The Art of Juggling
Many people suppose that being a juggler equals being a clown or a jester. This is by no means true. A juggler performs a piece of art. A breakable and fragile pattern that seems to fill the air with soft lines of hovering balls or whatever the juggler is juggling, while he at the same time possesses the ability to let this sculpture of motion vanish into thin air whenever he wishes to.
Even though the kind of juggling I am going to tell you about doesn't include everyday abilities such as simultaneity, it is necessary to define two concepts. The first one simply means that to juggle, you've got to have more balls than hands performing the trick. This means, of course, that real juggling begins when you're executing a routine with three balls in a pattern between your two hands. If this is real juggling, then there are millions and millions of jugglers worldwide. Our definition, though, is very different. We would like to think that juggling is the ability to master a specific object, to make it exert a complex interaction with your body, so making the act stunning and magical. By using this interpretation instead, juggling includes an infinite number of styles, including the use of footballs, unicycles, clubs, bouncing balls or whatever other props you can imagine.
Everyone can learn how to juggle, using the first definition of the word, within a couple of hours, whereas the second definition requires dedication and patience. Ironically enough, most people that are skillful in handling balls, often stay at the first definition, never being able to juggle more than three or perhaps four balls. It's the people not being able to coordinate their body that discover the joy of juggling. When they've learnt how to juggle three balls, they feel they have accomplished something amazing, which they have! From, at the beginning, having to address all your concentration to the coarse and rhythmless pattern, to the fantastic feeling of being able to juggle the same three balls using only smooth and soft revolutions of the hands and providing only the least possible quantity of energy. Those people often learn all tricks there are and attain a magnificent coordination, later being able to juggle five balls and beyond.

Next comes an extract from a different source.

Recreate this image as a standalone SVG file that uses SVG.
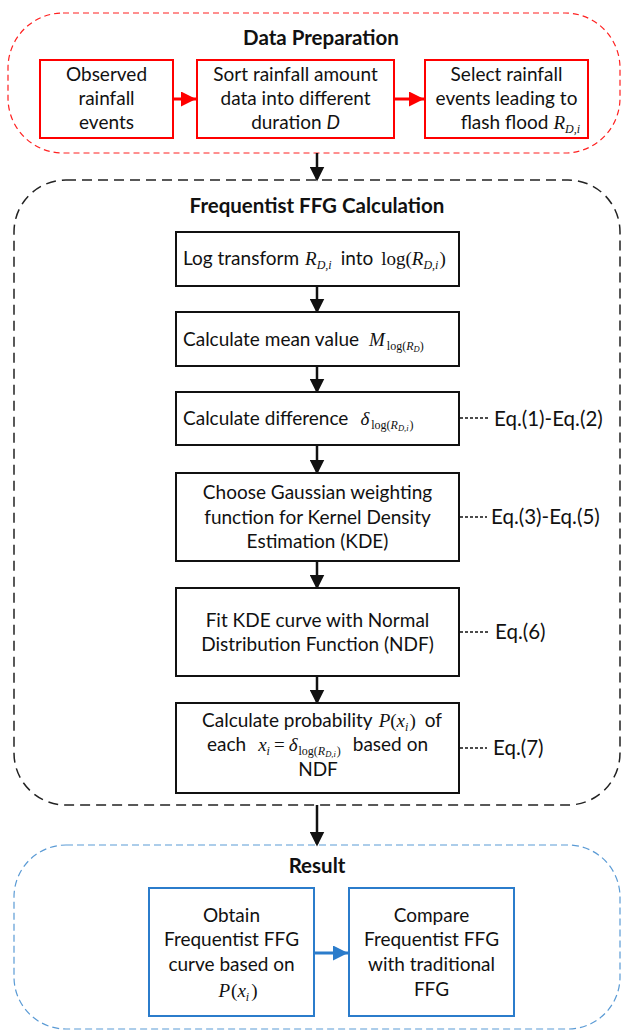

The first step to become a juggler is therefore, of course, the three-ball cascade, which is the purest way to juggle there is. When the juggler manages to master this (at least he thinks he does), he will discover that his new founded skill allows him to juggle four balls as well, and so he arrives at the conclusion that five balls isn't very far away. This is where the juggler will encounter his first real defeat. Five balls are so different from three balls that it takes a year for most jugglers to arrive at the ability to accomplish this feat.
When the juggler now wants to seek new and exciting challenges, he might find his way to the wonderful props called clubs. They are funny shaped, they are often colourful, glittery and flashy, and last but not least, they spin! The mediocre juggler loves clubs, since it is almost as easy to juggle a three-ball cascade as it is to juggle a three-club cascade. Clubs are therefore excellent for impressing the audience. They think it looks marvelous and impossible.
The juggler has now learnt how to handle his flashy, but somewhat worn, clubs.
He knows that he is able to perform a rather impressive show, but as soon as the sun sets, his audience looses interest. A bright idea then strikes his mind. Fire! Feared since the dawning of mankind, dangerous and totally amazing. The determined juggler approaches a dubious shop down a dark alley and enters. Inside he sees remarkable but dreadful things, and after having bought three torches and fuel, he leaves as quickly as possible.
When you hold in your possession three objects that burn and get really hot, and you won't be satisfied with holding them in your hands, but moreover start throwing those things in the air and even between you and your equally skillful friend, it's hard to interrupt your progress as a juggler. You've seen those madmen on TV and circuses that practice fire breathing, and you've always thought that it was simple luck that kept them from turning themselves and everyone else close, into big, living, burning wicks. Now you're no longer that certain.
After having called all competent authorities that might be able to find out whether "N-Paraffin" is lethal, and got a blurred but satisfying answer, you get out there and leave the human race once for all to become a Juggler.
Now that our friend, the Juggler, has successfully converted, a whole new world opens up before him. He learns how to ride the Unicycle forwards, backward and other wardsJ. He learns how to juggle while riding the Unicycle. He discovers the legendary and mythical Devil stick that seems to be tied to invisible threads in the air, bobbing back and forth in most arbitrary ways. He finds out the secret of the Chinese yo-yo, the "Diabolo" that dances happily up and down the threads you've woven into an intricate web. He travels around the world to find a mighty sage, willing to teach him the art of contact juggling, in which a master may let an infinite number of balls roll around his body as if they traveled in already made up paths as satellites orbiting consistently and in mutual and perfect interaction with the body.
Our friend sometimes returns to earth to inspire the humans. If you want him to teach you the Art of Juggling, search for someone who refers to himself as a JUGGLER.